In Shackelton v. Sebree, 86 Ill. 616, the provision was: “This deed not to take effect until after my decease; not to be recorded until after my decease.”

In Wall v.Wall, 30 Miss. 91, the provision was: “The deed to take effect as far as regards the handing over of the property at my death; and I reserve the right to revoke it at any time during my life, by filing in the clerk’s office a written revocation under my hand and seal; and I do hereby make known and declare, that the signing, sealing and delivery of this deed, and placing the same amongst my papers, is intended by me as a delivery of said property at my death, and to take effect at that time.”

In Wyman v. Brown, 50 Me. 139, the provision was: “This deed or conveyance not to take effect during my lifetime, and to take effect and be in force from and after my decease.”

In Abbott v. Holway, 72 Me. 298, the deed contained a *294provision that “this deed is not to take effect and operate as a conveyance until my decease.”

In Chancellor v. Windham, 1 Rich. 161, the grantor gave, granted, and released to the grantee certain real estate “at my death to have and hold,” etc.

In Phillips v. Lumber Co., 94 Ky. 445, the deed recited that, “this deed is not to take effect” until the grantor’s death, “he to have and keep possession of said farm during his life.”

In Reynolds v. Towell (Ky.), 11 S. W. 202, it was provided in the deed that “this deed is not to take effect until after the death of myself and the death of my wife, Cynthia, and at her death this deed shall be in effect.”

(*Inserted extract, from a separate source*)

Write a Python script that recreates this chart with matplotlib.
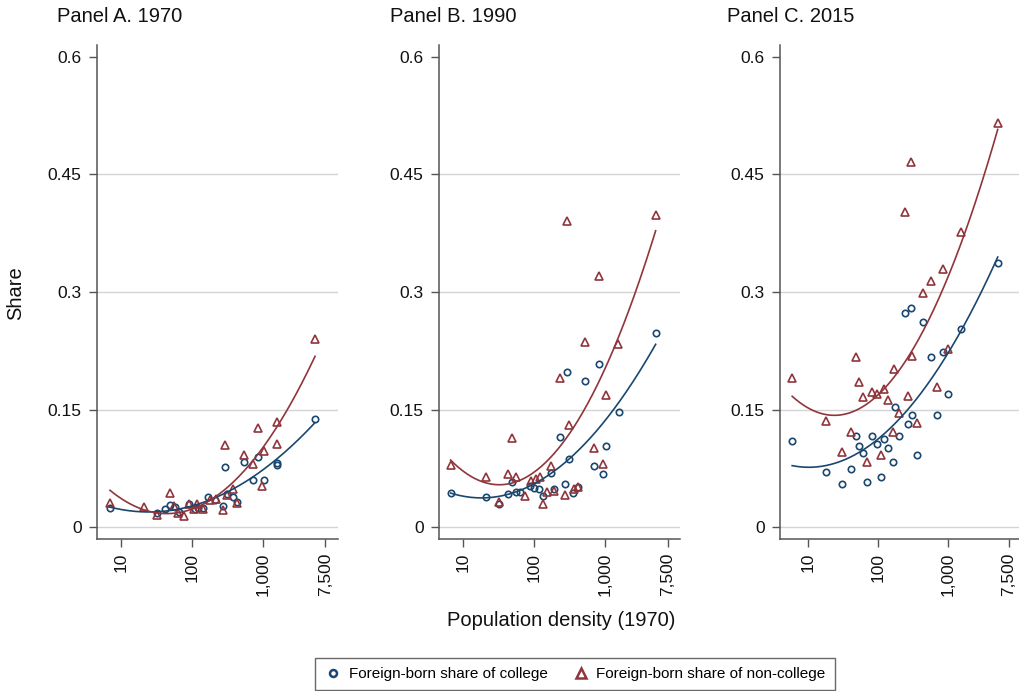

It is clear from an examination of the cases of Spencer v. Robbins, 106 Ind. 580, Owen v. Williams, 114 Ind. 179, Cates v. Cates, 135 Ind. 272, and Wilson v. Carrico, 140 Ind. 533, decided by this court, which are fully supported by cases decided by courts of last resort in other 'jurisdictions, above cited, that the provision that the “deed is to take effect and be in full force on and after the death of the grantor,” only postponed the grantees right to possession until after the death of the grantor. It follows that the instrument in controversy was a deed. The judgment is therefore affirmed.